▼
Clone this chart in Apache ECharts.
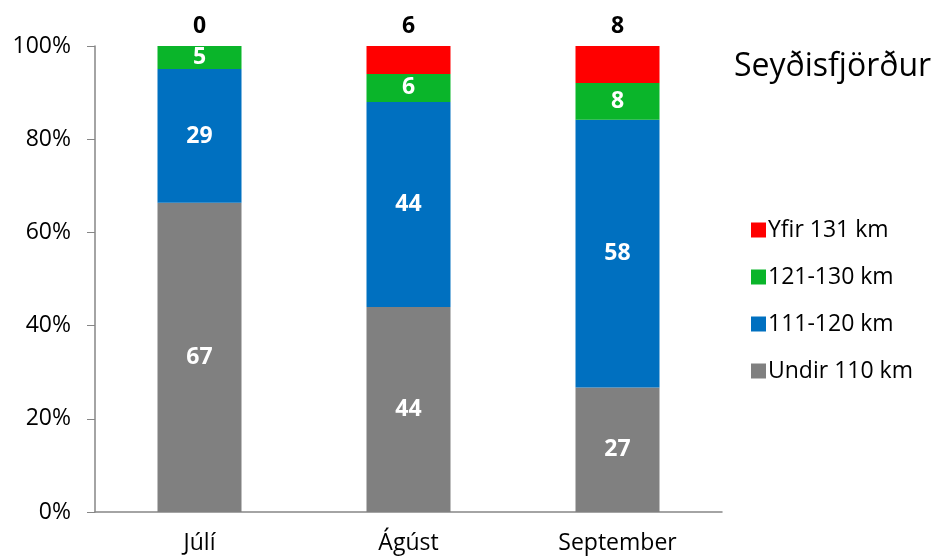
<!DOCTYPE html>
<html>
<head>
<meta charset="utf-8">
<script src="https://cdn.jsdelivr.net/npm/echarts@6/dist/echarts.min.js"></script>
<style>
  html, body { margin: 0; padding: 0; background: #fff; }
  #main { width: 936px; height: 556px; }
</style>
</head>
<body>
<div id="main"></div>
<script>
  // gögn
  const months = ['Júlí', 'Ágúst', 'September'];
  const undir110 = [67, 44, 27];
  const km111_120 = [29, 44, 58];
  const km121_130 = [5, 6, 8];
  const yfir131 = [0, 6, 8];

  const totals = months.map((m, i) => undir110[i] + km111_120[i] + km121_130[i] + yfir131[i]);
  const pct = arr => arr.map((v, i) => v / totals[i] * 100);

  const font = '"Open Sans", "Noto Sans", sans-serif';
  const chart = echarts.init(document.getElementById('main'));

  const inLabel = raw => ({
    show: true,
    position: 'inside',
    color: '#fff',
    fontWeight: 'bold',
    fontSize: 23,
    fontFamily: font,
    formatter: p => raw[p.dataIndex]
  });

  const option = {
    animation: false,
    title: {
      text: 'Seyðisfjörður',
      left: 729,
      top: 46,
      textStyle: { fontFamily: font, fontWeight: 'normal', fontSize: 32, color: '#000' }
    },
    legend: {
      orient: 'vertical',
      left: 746,
      top: 213,
      itemWidth: 15,
      itemHeight: 15,
      itemGap: 23,
      icon: 'rect',
      data: ['Yfir 131 km', '121-130 km', '111-120 km', 'Undir 110 km'],
      textStyle: { fontFamily: font, fontSize: 23, lineHeight: 24, color: '#000', padding: [0, 0, 0, -3] }
    },
    grid: { left: 95, right: 214, top: 46, bottom: 44 },
    xAxis: {
      type: 'category',
      data: months,
      axisLine: { lineStyle: { color: '#868686', width: 1.5 } },
      axisTick: { length: 8, lineStyle: { color: '#868686' } },
      axisLabel: { fontFamily: font, fontSize: 23, color: '#000', margin: 20 }
    },
    yAxis: {
      type: 'value',
      min: 0,
      max: 100,
      interval: 20,
      axisLine: { show: true, lineStyle: { color: '#868686', width: 1.5 } },
      axisTick: { show: true, length: 8, lineStyle: { color: '#868686' } },
      splitLine: { show: false },
      axisLabel: { fontFamily: font, fontSize: 23, color: '#000', margin: 24, formatter: '{value}%' }
    },
    series: [
      {
        name: 'Undir 110 km', type: 'bar', stack: 'a', barWidth: 84,
        itemStyle: { color: '#808080' },
        label: inLabel(undir110),
        data: pct(undir110)
      },
      {
        name: '111-120 km', type: 'bar', stack: 'a',
        itemStyle: { color: '#0070C0' },
        label: inLabel(km111_120),
        data: pct(km111_120)
      },
      {
        name: '121-130 km', type: 'bar', stack: 'a',
        itemStyle: { color: '#0AB52A' },
        label: inLabel(km121_130),
        data: pct(km121_130)
      },
      {
        name: 'Yfir 131 km', type: 'bar', stack: 'a',
        itemStyle: { color: '#FF0000' },
        label: {
          show: true,
          position: 'top',
          distance: 8,
          color: '#000',
          fontWeight: 'bold',
          fontSize: 23,
          fontFamily: font,
          formatter: p => yfir131[p.dataIndex]
        },
        data: pct(yfir131)
      }
    ]
  };

  chart.setOption(option);
</script>
</body>
</html>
▲
**EXERCISE DETAILS**
Make an exact copy of the lines from the top of the material through the line with "const chart = echarts.init(document.getElementById('main'));", pictures excluded.

**SOLVED PROBLEM**
Clone this chart in Apache ECharts.
<!DOCTYPE html>
<html>
<head>
<meta charset="utf-8">
<script src="https://cdn.jsdelivr.net/npm/echarts@6/dist/echarts.min.js"></script>
<style>
  html, body { margin: 0; padding: 0; background: #fff; }
  #main { width: 936px; height: 556px; }
</style>
</head>
<body>
<div id="main"></div>
<script>
  // gögn
  const months = ['Júlí', 'Ágúst', 'September'];
  const undir110 = [67, 44, 27];
  const km111_120 = [29, 44, 58];
  const km121_130 = [5, 6, 8];
  const yfir131 = [0, 6, 8];

  const totals = months.map((m, i) => undir110[i] + km111_120[i] + km121_130[i] + yfir131[i]);
  const pct = arr => arr.map((v, i) => v / totals[i] * 100);

  const font = '"Open Sans", "Noto Sans", sans-serif';
  const chart = echarts.init(document.getElementById('main'));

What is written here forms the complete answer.